Allievo di Jean Renoir, comunista convinto tanto da essere definito il “conte rosso”, maestro di futuri registi come Franco Rosi e Franco Zeffirelli, eclettico come pochi altri (celebri i suoi allestimenti al Teatro Eliseo di testi di Čechov e Cocteau), scopritore di alcuni tra i più grandi attori dell’epoca come Marcello Mastroianni, Paolo Stoppa, Alain Delon, Romy Schneider, Claudia Cardinale, Lucia Bosè, Helmut Berger, Annie Girardot, per ricordarne solo alcuni, e valorizzatore di un attore americano in disarmo come Burt Lancaster, trasformato sul set nel più autentico dei principi siciliani, Visconti fu anche il mentore di Maria Callas che contribuì a trasformare da sgraziato soprano nella più straordinaria attrice lirica di insuperato fascino e stile. Ritenuto da sempre il maestro assoluto del gusto, curava personalmente ogni dettaglio scenografico, Visconti è stato anche un grande sperimentatore innovativo. Prima della morte chiese che sulla propria tomba venisse impressa la frase “Ha amato Verdi, Proust e Čechov”, i suoi tre grandi amori.
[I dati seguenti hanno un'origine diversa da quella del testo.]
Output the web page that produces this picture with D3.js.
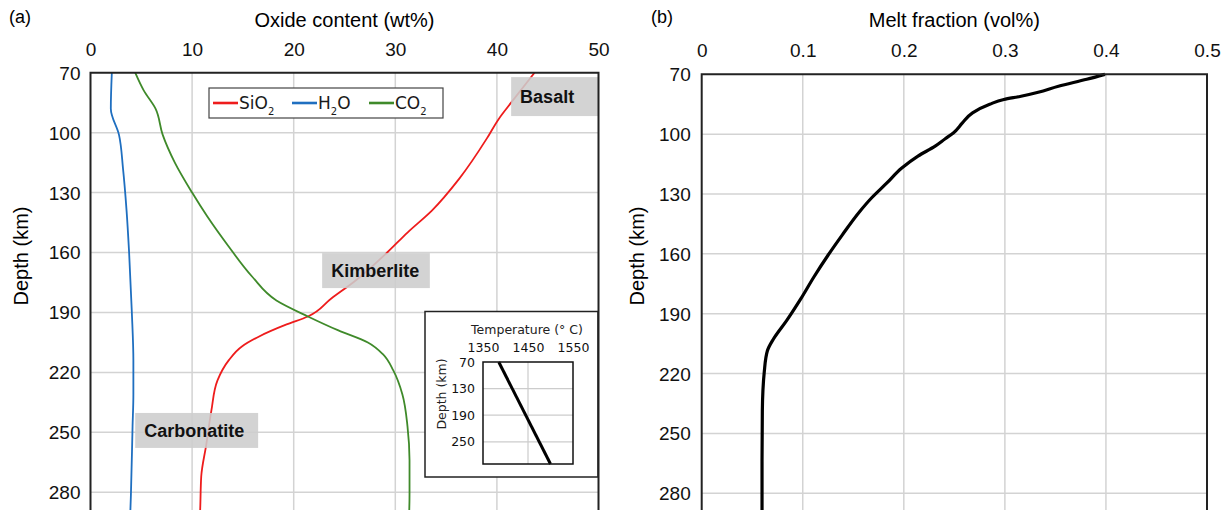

Era ricco, rampollo dei Visconti di Modrone e mamma della dinastia degli Erba, avrebbe potuto godersi gli agi e invece ha combattuto la Resistenza andando in Francia ad imparare il mestiere da Renoir, prima di inventare il neorealismo, e quindi innalzare ad arte cinema, teatro e opera, al punto che non c’è qualcosa che abbia fatto che ancora oggi non meriti di essere ricordata.
Dovendo scegliere tre film imperdibili suggerisco Ossessione, perché ha cambiato il modo di fare cinema in Italia (si veniva dai Telefoni bianchi e Blasetti), aprendo la strada a Rossellini e De Sica, Rocco e i suoi fratelli, per lo straordinario affresco sul dramma degli emigrati meridionali nella Milano del boom economico anni ’60 con un impatto che non ha più avuto eguali e La caduta degli dei, immensa saga, vagamente ispirata a I Buddenbrook di Thomas Mann, di gran lunga il più bel film sull’ascesa del nazismo, dove non manca di affiancare, alla grande tragedia storica, una vena di notevole erotismo.